Often times we want to run a large job (or a few smaller jobs) on an HPC system but we cannot make one large submission due to constraints in the maximum number of cores we can use at a time. One way around this issue is to submit smaller jobs, some of which will be sent to the queue. However, this often leads to using more cores than we can or should at a time due to the queue management system fitting as many of our smaller jobs as possible in the available cores, which may prevent other users from using the system for a long time or lead to higher system usage than allowed.
To avoid this, one solution is to submit one smaller job at a time, waiting until the job(s) that is(are) currently running to be finished. This solution requires constant queue monitoring and is only as efficient as we can monitor the queue.
A better solution is the use of job chaining (
qsub -W depend), which automatically submits a new job after the currently running one is finished. Below is an example of how to use job chaining for three jobs with one submission script:
#!/bin/bash FIRST=$(qsub job1.sh) echo $FIRST SECOND=$(qsub -W depend=afterany:$FIRST job2.sh) echo $SECOND THIRD=$(qsub -W depend=afterany:$SECOND job3.sh) echo $THIRD
In the example above, variables FIRST, SECOND and THIRD will receive the job ID, and line
qsub -W depend=afterany:$FIRST job2.sh can be read as: submit job2.sh after job with ID $FIRST is finished with or without errors (
afterany). It is also possible to set a job to be submitted only if the previous job ends with ok status or with an error.

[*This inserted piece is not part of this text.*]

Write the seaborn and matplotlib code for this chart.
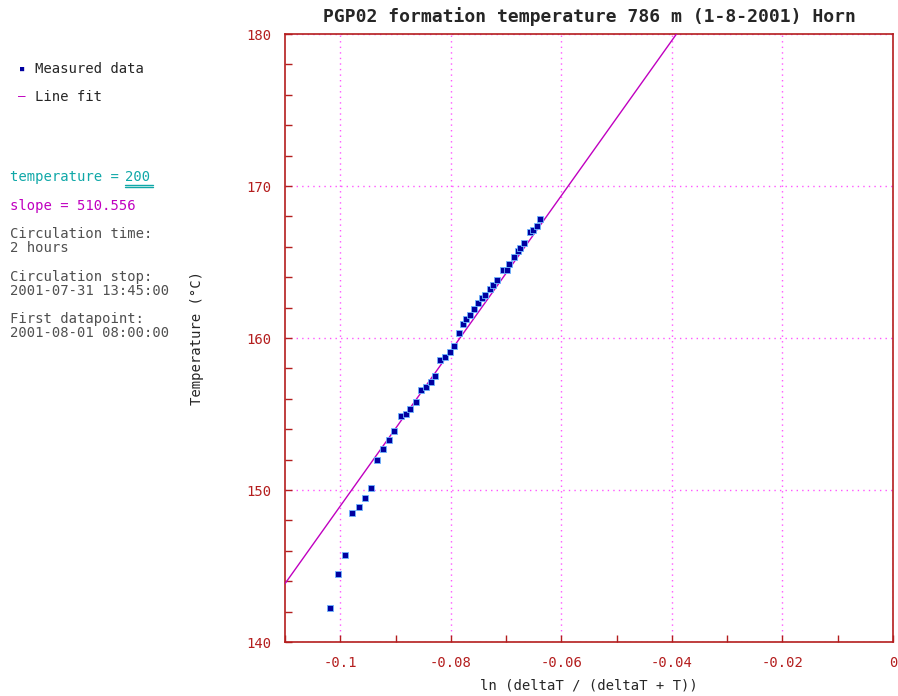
import matplotlib
matplotlib.use("Agg")
import matplotlib.pyplot as plt
import seaborn as sns
import numpy as np
import pandas as pd
from matplotlib.ticker import MultipleLocator

# ---- data ----
ln_ratio = [-0.1018, -0.1004, -0.0992, -0.0978, -0.0966, -0.0955, -0.0945, -0.0933,
            -0.0922, -0.0912, -0.0902, -0.0891, -0.0881, -0.0873, -0.0863, -0.0854,
            -0.0845, -0.0835, -0.0828, -0.0820, -0.0811, -0.0802, -0.0794, -0.0786,
            -0.0778, -0.0773, -0.0765, -0.0758, -0.0750, -0.0743, -0.0738, -0.0730,
            -0.0724, -0.0717, -0.0705, -0.0698, -0.0694, -0.0686, -0.0679, -0.0674,
            -0.0667, -0.0657, -0.0651, -0.0644, -0.0638]
temperature = [142.26, 144.47, 145.7, 148.5, 148.9, 149.5, 150.1, 151.95,
               152.7, 153.3, 153.9, 154.85, 155.0, 155.3, 155.8, 156.6,
               156.8, 157.1, 157.5, 158.55, 158.75, 159.1, 159.5, 160.3,
               160.9, 161.25, 161.5, 161.9, 162.3, 162.6, 162.8, 163.2,
               163.5, 163.8, 164.5, 164.5, 164.9, 165.3, 165.7, 165.9,
               166.25, 166.95, 167.1, 167.4, 167.8]
fit_intercept = 200
fit_slope = 510.556
fit_x_range = [-0.11, 0.0]

x_ticks = [-0.1, -0.08, -0.06, -0.04, -0.02, 0]
x_tick_labels = ["-0.1", "-0.08", "-0.06", "-0.04", "-0.02", "0"]
y_ticks = [140, 150, 160, 170, 180]

title = "PGP02 formation temperature 786 m (1-8-2001) Horn"

sns.set_style("white")
plt.rcParams['font.family'] = ['DejaVu Sans Mono', 'DejaVu Sans']

fig = plt.figure(figsize=(8.98, 6.96), dpi=100)
ax = fig.add_axes([285/898, 54/696, 608/898, 608/696])

red = "#b41e1e"
grid_c = "#ff55ff"

df = pd.DataFrame({"x": ln_ratio, "T": temperature})
fit_df = pd.DataFrame({"x": fit_x_range,
                       "T": [fit_intercept + fit_slope * v for v in fit_x_range]})

sns.lineplot(data=fit_df, x="x", y="T", ax=ax, color="#c000c0", linewidth=1.0, zorder=3)
sns.scatterplot(data=df, x="x", y="T", ax=ax, marker="s", s=16, color="#0000a0",
                edgecolor="#6fb6ff", linewidth=0.6, zorder=4)

ax.set_xlim(-0.11, 0)
ax.set_ylim(140, 180)
ax.set_xticks(x_ticks)
ax.set_xticklabels(x_tick_labels)
ax.set_yticks(y_ticks)
ax.xaxis.set_minor_locator(MultipleLocator(0.01))
ax.yaxis.set_minor_locator(MultipleLocator(2))
ax.tick_params(axis="both", which="both", direction="in", color=red, labelcolor=red,
               labelsize=10, length=5, width=1, bottom=True, left=True,
               top=False, right=False)
ax.tick_params(axis="x", which="major", pad=10)
ax.tick_params(axis="y", which="major", pad=10)
for s in ax.spines.values():
    s.set_color(red)
    s.set_linewidth(1.2)
ax.grid(True, which="major", color=grid_c, linestyle=(0, (1, 3)), linewidth=1.0)
ax.grid(False, which="minor")
ax.set_axisbelow(True)

ax.set_xlabel("ln (deltaT / (deltaT + T))", fontsize=10, labelpad=6)
ax.set_ylabel("Temperature (°C)", fontsize=10, labelpad=30)
ax.set_title(title, fontsize=13, fontweight="bold", pad=9)

# ---- left side legend / info ----
def fy(py):
    return 1 - py / 696

fig.text(22/898, fy(69), "■", color="#0000a0", fontsize=5, va="center", ha="center")
fig.text(35/898, fy(69), "Measured data", fontsize=10, va="center")
fig.text(22/898, fy(97), "–", color="#c000c0", fontsize=9, va="center", ha="center")
fig.text(35/898, fy(97), "Line fit", fontsize=10, va="center")

cyan = "#10a8a8"
fig.text(10/898, fy(177), "temperature = ", color=cyan, fontsize=10, va="center")
fig.text(125/898, fy(177), "200", color=cyan, fontsize=10, va="center")
fig.add_artist(plt.Line2D([125/898, 153/898], [fy(184.5), fy(184.5)], color=cyan, lw=1))
fig.add_artist(plt.Line2D([125/898, 153/898], [fy(187), fy(187)], color=cyan, lw=1))
fig.text(10/898, fy(206), "slope = 510.556", color="#c000c0", fontsize=10, va="center")

grey = "#505050"
fig.text(10/898, fy(241), "Circulation time:\n2 hours", color=grey, fontsize=10,
         va="center", linespacing=1.0)
fig.text(10/898, fy(284), "Circulation stop:\n2001-07-31 13:45:00", color=grey,
         fontsize=10, va="center", linespacing=1.0)
fig.text(10/898, fy(326), "First datapoint:\n2001-08-01 08:00:00", color=grey,
         fontsize=10, va="center", linespacing=1.0)

fig.savefig("out.png", dpi=100)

|after||Execute current job after listed jobs have begun.|
|afterany||Execute current job after job has terminated with any status.|
|afterok||Execute current job after job has terminated without error.|
|afternotok||Execute current job after job has terminated with an error.|
With this, you should be able to not lock everyone else out of the HPC system while not having to spend a week checking on the status of runs every few hours.